Real’in ilk iki haftasını başarıyla geçirdiği La Liga’da en önemli sorunu, Casillas’ın kulübeden kurtulamaması. İkinci sorunuysa santrfor bölgesinde... Yüksek istatistiklerine rağmen Higuain, Napoli’ye gönderildi ve henüz Suarez veya Mandzukic, Madrid’e getirilemedi. Eğer Bale’le birlikte bir de sükseli santrfor Bernabeu’ya gelmezse bu yıl İtalyan Hoca’nın işi hiç kolay olmayacaktır.

Juve gizli favori
Calciopoli skandalı sonrası 6 yılın 3’ünü Avrupa’nın dışında geçiren Juventus, 70.829 puanla (Real’in neredeyse yarısıyla) kuraya kıl payı ikinci torbadan girdi. Geçtiğimiz yıl Ş.Ligi çeyrek finalinde Bayern’e gol bile atamadan elendiler, böyle bir netice 10 sene önce olsa taraftarı üzebilirdi. Ama 10 yıldır yarı finallerden uzak oldukları için, bu çeyrek finalin Juve için hayata dönüş olduğunu bile söyleyebiliriz rahatlıkla.

Conte yönetimindeki Juventus, şu an ülke futbolunun en iyisi, bence Devler Ligi’nin de sürpriz favorisi. Son iki yılı açık farkla şampiyon kapattılar; ilham verdikleri İtalyan Milli Takımı’nın Euro 2012 finali ve Konfederasyonlar Kupası 2013 üçüncülüğü de futbolcu kadrosuna ekstra özgüven aşıladı.

44 yaşındaki Conte, başarıya alışmış takım kadrosunu bu yıl da bozmadı. Takımdan tek dikkat çekici ayrılık, kenar oyuncusu Giaccherini. Savunmanın göbeğine Torinolu Ogbonna’yı, santrfora da Llorente ve Tevez’i takviye eden Conte’nin sıradaki transfer hedefininse Nani olması bekleniyor.

Cornelius’u kaybetti
Galatasaray’ın kura şanssızlığı iki devi çekmekle kalmadı; son torbadan da en yüksek katsayılı ekibi, FC Kopenhag’ı yakaladılar! FC Kopenhag, Danimarka futbolunun lokomotifi olsa da, tarihinde sadece iki kez Şampiyonlar Ligi gruplarına kalmış bu arenada tecrübesiz bir ekip. Üstelik takımın her şeyi santrfor Cornelius’un Premier Lig’e gitmesi kulübü sarstı, bu yıl lige yaptıkları berbat başlangıçta da onun gidişinin rolü var.

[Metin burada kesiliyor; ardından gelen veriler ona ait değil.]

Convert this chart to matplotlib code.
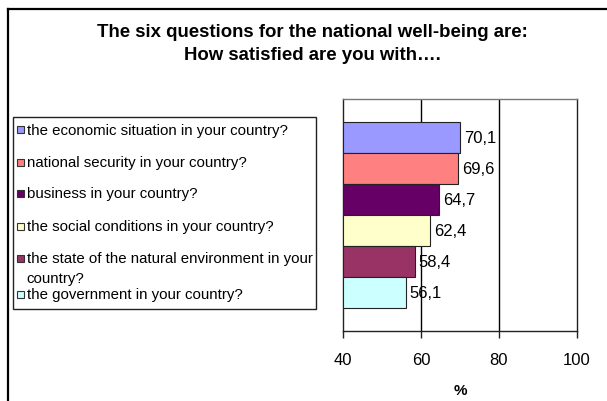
import matplotlib
matplotlib.use("Agg")
import matplotlib.pyplot as plt
from matplotlib.patches import Rectangle
from matplotlib.lines import Line2D

plt.rcParams['font.family'] = ['Liberation Sans', 'DejaVu Sans']

# Survey results: share satisfied (%)
questions = [
    "the economic situation in your country?",
    "national security in your country?",
    "business in your country?",
    "the social conditions in your country?",
    "the state of the natural environment in your\ncountry?",
    "the government in your country?",
]
values = [70.1, 69.6, 64.7, 62.4, 58.4, 56.1]
value_labels = ["70,1", "69,6", "64,7", "62,4", "58,4", "56,1"]
colors = ["#9999FF", "#FF8080", "#660066", "#FFFFCC", "#993366", "#CCFFFF"]
x_ticks = [40, 60, 80, 100]

W, H = 607, 402
fig = plt.figure(figsize=(W / 100, H / 100), dpi=100)

def fx(px):
    return px / W

def fy(py):
    return 1 - py / H

# Plot area
ax = fig.add_axes([fx(343), fy(332), fx(577) - fx(343), fy(100) - fy(332)])
ax.set_xlim(40, 100)
ax.set_ylim(0, 1)

n = len(values)
gap = 1.5  # gap width 150 % of a bar
h = 1 / (n + gap)
for i, (v, c, lab) in enumerate(zip(values, colors, value_labels)):
    yc = 1 - gap / 2 * h - (i + 0.5) * h
    ax.barh(yc, v - 40, left=40, height=h, color=c, edgecolor="#222222",
            linewidth=0.8, zorder=3)
    ax.annotate(lab, xy=(v, yc), xytext=(2.5, 0), textcoords="offset points",
                va="center", ha="left", fontsize=12, color="black", zorder=4)

for gx in x_ticks[1:-1]:
    ax.axvline(gx, color="black", linewidth=1.0, zorder=1)

for s in ax.spines.values():
    s.set_color("#222222")
    s.set_linewidth(1.0)
ax.spines["top"].set_color("#777777")

ax.set_xticks(x_ticks)
ax.set_xticklabels([str(t) for t in x_ticks], fontsize=12)
ax.tick_params(axis="x", direction="out", length=5, width=1, color="#222222", pad=10)
ax.set_yticks([])
ax.set_xlabel("%", fontsize=11, fontweight="bold", labelpad=12)

# Title
fig.text(fx(312.5), fy(32.5), "The six questions for the national well-being are:",
         ha="center", va="center", fontsize=13.4, fontweight="bold")
fig.text(fx(312.5), fy(56), "How satisfied are you with\u2026.",
         ha="center", va="center", fontsize=13.4, fontweight="bold")

# Legend box
fig.patches.append(Rectangle((fx(12.7), fy(310)), fx(316) - fx(12.7), fy(118.3) - fy(310),
                             transform=fig.transFigure, fill=False,
                             edgecolor="#222222", linewidth=1.0))
entry_y = [130.7, 163.3, 194.5, 227, 259, 295]
line_step = 20  # spacing of wrapped lines within one entry
for q, c, ey in zip(questions, colors, entry_y):
    fig.patches.append(Rectangle((fx(16.5), fy(ey + 3.5)), fx(7), fy(0) - fy(7),
                                 transform=fig.transFigure, facecolor=c,
                                 edgecolor="#333333", linewidth=0.8))
    for k, line in enumerate(q.split("\n")):
        fig.text(fx(26.5), fy(ey + k * line_step), line, ha="left", va="center",
                 fontsize=10.8)

# Outer frame (top and left edges)
fig.add_artist(Line2D([fx(8), 1], [fy(9.5), fy(9.5)], transform=fig.transFigure,
                      color="black", linewidth=1.6))
fig.add_artist(Line2D([fx(8), fx(8)], [fy(9.5), 0], transform=fig.transFigure,
                      color="black", linewidth=1.6))

fig.savefig("out.png", dpi=100)
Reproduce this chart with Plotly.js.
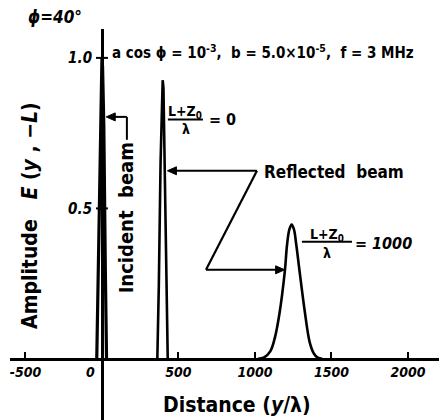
<!DOCTYPE html>
<html>
<head>
<meta charset="utf-8">
<script src="https://cdn.plot.ly/plotly-3.0.1.min.js"></script>
<style>html,body{margin:0;padding:0;background:#fff;}#chart{width:439px;height:420px;}</style>
</head>
<body>
<div id="chart"></div>
<script>
// Incident beam (narrow peak at y/lambda = 0)
var incidentX = [-34, -24, -12, -4, 0, 4, 12, 22, 30];
var incidentY = [0, 0.3, 0.78, 0.97, 1.0, 0.97, 0.78, 0.3, 0];
// Reflected beam, (L+Z0)/lambda = 0
var refl0X = [362, 372, 383, 392, 397, 402, 410, 420, 430];
var refl0Y = [0, 0.25, 0.65, 0.9, 0.926, 0.9, 0.65, 0.25, 0];
// Reflected beam, (L+Z0)/lambda = 1000
var refl1000X = [1020, 1060, 1100, 1130, 1160, 1195, 1210, 1225, 1240, 1255, 1270, 1292, 1325, 1358, 1385, 1410, 1440];
var refl1000Y = [0, 0.005, 0.025, 0.07, 0.15, 0.29, 0.38, 0.43, 0.446, 0.43, 0.38, 0.29, 0.16, 0.055, 0.018, 0.004, 0];
// Tick labels
var xTickVals = [-500, 500, 1000, 1500, 2000];
var xTickText = ['-500', '500', '1000', '1500', '2000'];
var yTickVals = [0.5, 1.0];
var yTickText = ['0.5', '1.0'];

var FONT = 'Liberation Sans Narrow, DejaVu Sans Condensed, Liberation Sans, sans-serif';

var traces = [
  {x: incidentX, y: incidentY, mode: 'lines', line: {color: 'black', width: 3.2}, hoverinfo: 'skip'},
  {x: refl0X, y: refl0Y, mode: 'lines', line: {color: 'black', width: 2.6}, hoverinfo: 'skip'},
  {x: refl1000X, y: refl1000Y, mode: 'lines', line: {color: 'black', width: 2.6, shape: 'spline'}, hoverinfo: 'skip'}
];

function ln(x0, y0, x1, y1, w) {
  return {type: 'line', xref: 'x', yref: 'y', x0: x0, y0: y0, x1: x1, y1: y1,
          line: {color: 'black', width: w || 2}};
}
// arrow head as a filled triangle; dir = -1 points left, +1 points right
var PXX = 6.536, PXY = 1 / 301;
function head(x, y, dir) {
  var bx = x - dir * 9 * PXX;
  return {type: 'path', xref: 'x', yref: 'y',
          path: 'M' + x + ',' + y + ' L' + bx + ',' + (y + 4 * PXY) + ' L' + bx + ',' + (y - 4 * PXY) + ' Z',
          fillcolor: 'black', line: {color: 'black', width: 1}};
}

var shapes = [
  // cross ticks on y axis
  ln(-39, 1.0, 39, 1.0, 2),
  ln(-39, 0.5, 39, 0.5, 2),
  // incident beam bracket
  ln(163, 0.728, 163, 0.804, 2),
  ln(163, 0.804, 40, 0.804, 2),
  head(28, 0.804, -1),
  // reflected beam connector
  ln(1013, 0.625, 440, 0.625, 2),
  head(428, 0.625, -1),
  ln(1013, 0.625, 680, 0.296, 2.2),
  ln(680, 0.296, 1180, 0.296, 2),
  head(1194, 0.296, 1),
  // fraction bars
  ln(431, 0.795, 660, 0.795, 2),
  ln(1307, 0.389, 1634, 0.389, 2)
];

function txt(x, y, text, size, opts) {
  var a = {x: x, y: y, xref: 'x', yref: 'y', text: text, showarrow: false,
           font: {family: FONT, size: size, color: 'black', weight: 'bold'},
           xanchor: 'center', yanchor: 'middle'};
  for (var k in (opts || {})) a[k] = opts[k];
  return a;
}

var annotations = [
  txt(-307, 1.031, '<i>ϕ=40°</i>', 17, {yref: 'paper'}),
  txt(52, 1.02, 'a cos ϕ = 10<sup>-3</sup>,  b = 5.0×10<sup>-5</sup>,  f = 3 MHz', 15, {xanchor: 'left'}),
  txt(163, 0.47, 'Incident  beam', 20, {textangle: -90}),
  txt(1046, 0.621, 'Reflected  beam', 17, {xanchor: 'left'}),
  txt(542, 0.82, 'L+Z<sub>0</sub>', 14),
  txt(549, 0.765, 'λ', 14),
  txt(686, 0.795, '= 0', 16, {xanchor: 'left'}),
  txt(1471, 0.41, 'L+Z<sub>0</sub>', 14),
  txt(1471, 0.353, 'λ', 14),
  txt(1641, 0.385, '= <i>1000</i>', 16, {xanchor: 'left'}),
  txt(-471, 0.478, 'Amplitude   <i>E</i> (<i>y</i> , −<i>L</i>)', 21, {textangle: -90}),
  txt(882, -0.153, 'Distance (<i>y</i>/λ)', 21),
  txt(-75, -0.045, '<i>0</i>', 14)
];

var layout = {
  width: 439, height: 420,
  margin: {l: 10, r: 0, t: 29, b: 0, pad: 0},
  paper_bgcolor: 'white', plot_bgcolor: 'white',
  showlegend: false,
  xaxis: {
    range: [-601, 2203], showgrid: false, zeroline: false,
    showline: true, linewidth: 2.5, linecolor: 'black',
    anchor: 'free', position: 0.156,
    ticks: 'inside', ticklen: 6, tickwidth: 2, tickcolor: 'black',
    tickvals: xTickVals, ticktext: xTickText,
    tickfont: {family: FONT, size: 14, color: 'black', weight: 'bold', style: 'italic'}
  },
  yaxis: {
    range: [-0.203, 1.096], showgrid: false, zeroline: false,
    showline: true, linewidth: 2.5, linecolor: 'black',
    anchor: 'free', position: 0.2145,
    ticks: '', tickvals: yTickVals, ticktext: yTickText, ticklabelstandoff: 6,
    tickfont: {family: FONT, size: 15, color: 'black', weight: 'bold', style: 'italic'}
  },
  shapes: shapes,
  annotations: annotations
};

Plotly.newPlot('chart', traces, layout, {staticPlot: true, displayModeBar: false});
</script>
</body>
</html>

Ligin ilk 6 haftasında tek bir galibiyet alamayıp, Ariel Jakobs’la da yolları ayıran FC Kopenhag’ın kulübesinde artık Stale Solbakken var. 90’lı yıllarda Norveç formasıyla bolca izlediğimiz Solbakken, Devler Ligi gruplarına direkt katılan Kopenhag’a sanırım birkaç şeref puanı kazandırmaya çalışacaktır.